The Water Temple, where guests fill their bottles with unique carbonated water from an 1890’s urn brim full and bubbling from the earth, always turn discussion to the amazing Springs which power the Camp and contribute to the chilly water of the Upper Sacramento.
Water gushing out of the Everett Hill Shield Volcano on the flanks of Mount Shasta, and emerging along the river canyon, reminds me of two buttons someone gave me to wear. One says, “not everyone can live upstream!” The second brings back reality: “Wearing buttons is not enough.”
The Upper Sacramento once boasted as many as 17 resorts along it’s banks. Each establishment touted the benefit of the array of minerals in their Springs to rejuvenate guests. This was the era of the mineral spring health movement of the latter 19th century.

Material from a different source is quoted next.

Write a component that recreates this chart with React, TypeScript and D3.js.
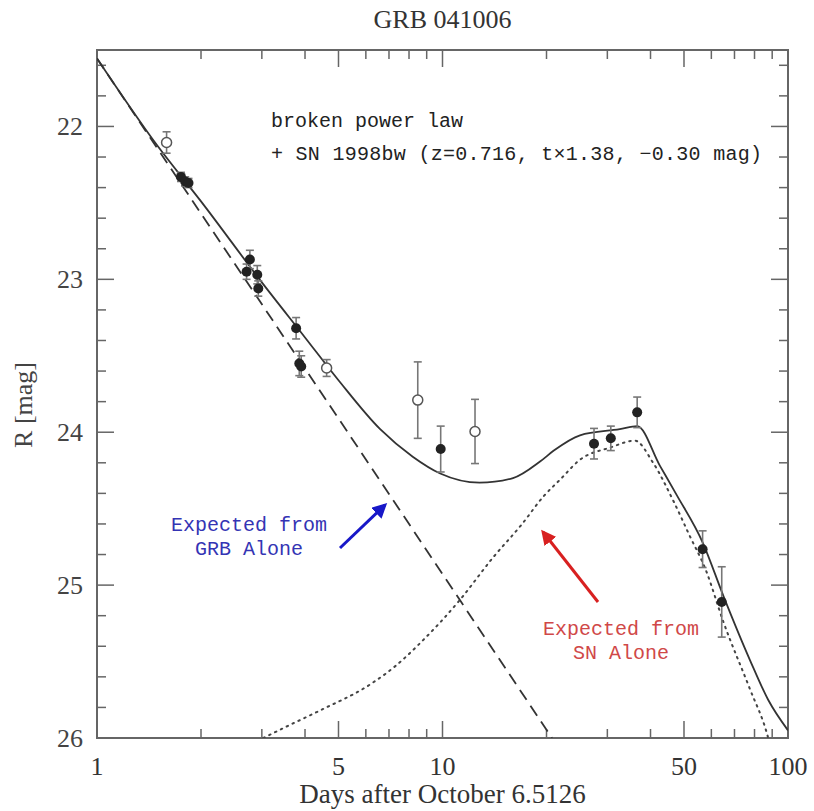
import * as d3 from 'd3';

// model curves (days, R mag)
const solidT = [1, 1.5, 2, 3, 4, 5, 6.6, 8.2, 9.85, 12.8, 16, 19.2, 21, 25, 32.6, 36.6, 42.6, 47.6, 56.6, 65, 77.6, 87.6, 100];
const solidMag = [21.555, 22.13, 22.49, 23.02, 23.38, 23.66, 23.98, 24.16, 24.27, 24.33, 24.3, 24.19, 24.12, 24.02, 23.98, 23.96, 24.22, 24.41, 24.72, 25.07, 25.49, 25.75, 25.95];

const grbT = [1, 5.77, 20.75];
const grbMag = [21.555, 24.12, 26.0];

const snT = [3.03, 3.5, 4.42, 6.17, 7.3, 8.61, 11.2, 14, 17, 19.6, 21.9, 25, 30.6, 36, 40.7, 46.6, 52, 57.8, 65, 77.6, 86.9, 90];
const snMag = [26.0, 25.93, 25.82, 25.65, 25.53, 25.38, 25.1, 24.82, 24.6, 24.42, 24.31, 24.18, 24.1, 24.055, 24.2, 24.45, 24.68, 24.9, 25.24, 25.68, 25.97, 26.1];

// photometry
const filledT = [1.75, 1.8, 1.84, 2.71, 2.77, 2.91, 2.93, 3.77, 3.85, 3.9, 9.88, 27.45, 30.7, 36.6, 56.6, 64.3];
const filledMag = [22.33, 22.36, 22.37, 22.95, 22.87, 22.97, 23.06, 23.32, 23.55, 23.57, 24.11, 24.075, 24.04, 23.87, 24.765, 25.11];
const filledErr = [0.03, 0.03, 0.03, 0.05, 0.06, 0.06, 0.05, 0.07, 0.08, 0.07, 0.15, 0.1, 0.08, 0.1, 0.12, 0.23];

const openT = [1.59, 4.62, 8.48, 12.42];
const openMag = [22.105, 23.58, 23.79, 23.995];
const openErr = [0.07, 0.055, 0.25, 0.21];

const xLabels = [1, 5, 10, 50, 100];
const yLabels = [22, 23, 24, 25, 26];

const W = 814;
const H = 811;
const left = 97, right = 788, top = 50, bottom = 738;

const App = () => {
  const x = d3.scaleLog().domain([1, 100]).range([left, right]);
  const y = d3.scaleLinear().domain([21.5, 26]).range([top, bottom]);

  const line = d3
    .line<[number, number]>()
    .x(d => x(d[0]))
    .y(d => y(d[1]))
    .curve(d3.curveMonotoneX);

  const solid = line(solidT.map((t, i) => [t, solidMag[i]]));
  const grb = d3.line<[number, number]>().x(d => x(d[0])).y(d => y(d[1]))(grbT.map((t, i) => [t, grbMag[i]]));
  const sn = line(snT.map((t, i) => [t, snMag[i]]));

  // ticks
  const xTicks: number[] = [];
  [1, 10].forEach(dec => {
    for (let k = 1; k < 10; k++) xTicks.push(dec * k);
  });
  xTicks.push(100);
  const yTicks = d3.range(21.6, 26.001, 0.2).map(v => +v.toFixed(1));

  const axisColor = '#666';
  const serif = '"Liberation Serif", "DejaVu Serif", serif';
  const mono = '"Liberation Mono", "DejaVu Sans Mono", monospace';

  const errBar = (t: number, m: number, e: number, key: string) => (
    <g key={key} stroke="#777" strokeWidth={1.6}>
      <line x1={x(t)} x2={x(t)} y1={y(m - e)} y2={y(m + e)} />
      <line x1={x(t) - 4} x2={x(t) + 4} y1={y(m - e)} y2={y(m - e)} />
      <line x1={x(t) - 4} x2={x(t) + 4} y1={y(m + e)} y2={y(m + e)} />
    </g>
  );

  return (
    <svg width={W} height={H} style={{ position: 'absolute', left: 0, top: 0, background: '#fff' }}>
      <defs>
        <clipPath id="plot">
          <rect x={left} y={top} width={right - left} height={bottom - top} />
        </clipPath>
        <marker id="headBlue" viewBox="0 0 10 10" refX="8" refY="5" markerWidth="5" markerHeight="5" orient="auto">
          <path d="M0,0 L10,5 L0,10 z" fill="#1818c8" />
        </marker>
        <marker id="headRed" viewBox="0 0 10 10" refX="8" refY="5" markerWidth="5" markerHeight="5" orient="auto">
          <path d="M0,0 L10,5 L0,10 z" fill="#d82020" />
        </marker>
      </defs>

      {/* title */}
      <text x={(left + right) / 2} y={28} textAnchor="middle" fontFamily={serif} fontSize={26} fill="#333">
        GRB 041006
      </text>

      {/* frame */}
      <rect x={left} y={top} width={right - left} height={bottom - top} fill="none" stroke={axisColor} strokeWidth={2} />

      {/* x ticks, bottom and top */}
      {xTicks.map(t => {
        const len = xLabels.includes(t) ? 17 : 9;
        return (
          <g key={'xt' + t} stroke={axisColor} strokeWidth={1.5}>
            <line x1={x(t)} x2={x(t)} y1={bottom} y2={bottom - len} />
            <line x1={x(t)} x2={x(t)} y1={top} y2={top + len} />
          </g>
        );
      })}
      {yTicks.map(v => {
        const len = Number.isInteger(v) ? 17 : 9;
        return (
          <g key={'yt' + v} stroke={axisColor} strokeWidth={1.5}>
            <line x1={left} x2={left + len} y1={y(v)} y2={y(v)} />
            <line x1={right} x2={right - len} y1={y(v)} y2={y(v)} />
          </g>
        );
      })}

      {/* tick labels */}
      {xLabels.map(t => (
        <text key={'xl' + t} x={x(t)} y={775} textAnchor="middle" fontFamily={serif} fontSize={26} fill="#333">
          {t}
        </text>
      ))}
      {yLabels.map(v => (
        <text key={'yl' + v} x={83} y={y(v) + 9} textAnchor="end" fontFamily={serif} fontSize={26} fill="#444">
          {v}
        </text>
      ))}

      {/* axis titles */}
      <text x={(left + right) / 2} y={803} textAnchor="middle" fontFamily={serif} fontSize={27} fill="#333">
        Days after October 6.5126
      </text>
      <text transform={`translate(32,${405}) rotate(-90)`} textAnchor="middle" fontFamily={serif} fontSize={26} fill="#444">
        R [mag]
      </text>

      {/* model curves */}
      <g clipPath="url(#plot)" fill="none">
        <path d={grb ?? ''} stroke="#333" strokeWidth={1.8} strokeDasharray="12 7" />
        <path d={sn ?? ''} stroke="#444" strokeWidth={2} strokeDasharray="1.5 5" strokeLinecap="round" />
        <path d={solid ?? ''} stroke="#333" strokeWidth={1.8} />
      </g>

      {/* data */}
      {filledT.map((t, i) => errBar(t, filledMag[i], filledErr[i], 'fe' + i))}
      {openT.map((t, i) => errBar(t, openMag[i], openErr[i], 'oe' + i))}
      {filledT.map((t, i) => (
        <circle key={'f' + i} cx={x(t)} cy={y(filledMag[i])} r={5} fill="#222" />
      ))}
      {openT.map((t, i) => (
        <circle key={'o' + i} cx={x(t)} cy={y(openMag[i])} r={5} fill="#fff" stroke="#555" strokeWidth={1.5} />
      ))}

      {/* legend text */}
      <text x={271} y={127} fontFamily={mono} fontSize={20} fill="#222">
        broken power law
      </text>
      <text x={271} y={160} fontFamily={mono} fontSize={20} fill="#222" textLength={491} lengthAdjust="spacing">
        + SN 1998bw (z=0.716, t×1.38, −0.30 mag)
      </text>

      {/* annotations */}
      <text x={249} y={531} textAnchor="middle" fontFamily={mono} fontSize={20} fill="#3434b4">
        Expected from
      </text>
      <text x={249} y={555} textAnchor="middle" fontFamily={mono} fontSize={20} fill="#3434b4">
        GRB Alone
      </text>
      <line x1={340} y1={548} x2={385} y2={505} stroke="#1818c8" strokeWidth={3} markerEnd="url(#headBlue)" />

      <text x={621} y={635} textAnchor="middle" fontFamily={mono} fontSize={20} fill="#d04848">
        Expected from
      </text>
      <text x={621} y={659} textAnchor="middle" fontFamily={mono} fontSize={20} fill="#d04848">
        SN Alone
      </text>
      <line x1={598} y1={602} x2={543} y2={532} stroke="#d82020" strokeWidth={3} markerEnd="url(#headRed)" />
    </svg>
  );
};

export default App;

Tourists would arrive with their trunks, first by stagecoach, later by the trains, and settle in for the ‘season.’ In addition to the baths, hiking and horseback tours to breathe in the mountain air were combined with the remarkable trouting along the river.
To this day, angling along the beats of the Trout Camp water remains a largely wilderness adventure. Fishing a freestone stream with so many Springs tumbling into river is seldom seen in the American West, reflecting the unique geology of the regions vast Spring water systems. Geologically, this is the effect of such a large mountain, including the States largest glaciers, where all runoff percolates into the soil, later emerging as Springs along the canyon.
The headwaters country of Mount Shasta, it’s fabled rivers and Springs though, reel beneath the impacts of severe drought. We had the dubious distinction of making the Washington Post in a piece describing the Mountain, visible to travelers along the I-5 corridor, as the most bereft of snow on record.
A junket to the Trout Camp though, where occasionally leaving the tap on at our outdoor sink confuses guests, is revealing. “How can you waste all of this water?” Truth is, we are just borrowing, it funnels back into the Spring fed creek behind the kitchen.
To each of our visitors this past season, a visit to the Trout Camp harkens back to an era long gone along the river. A postcard glimpse into a historic landscape, a geologic anomaly, and a river of wild trout.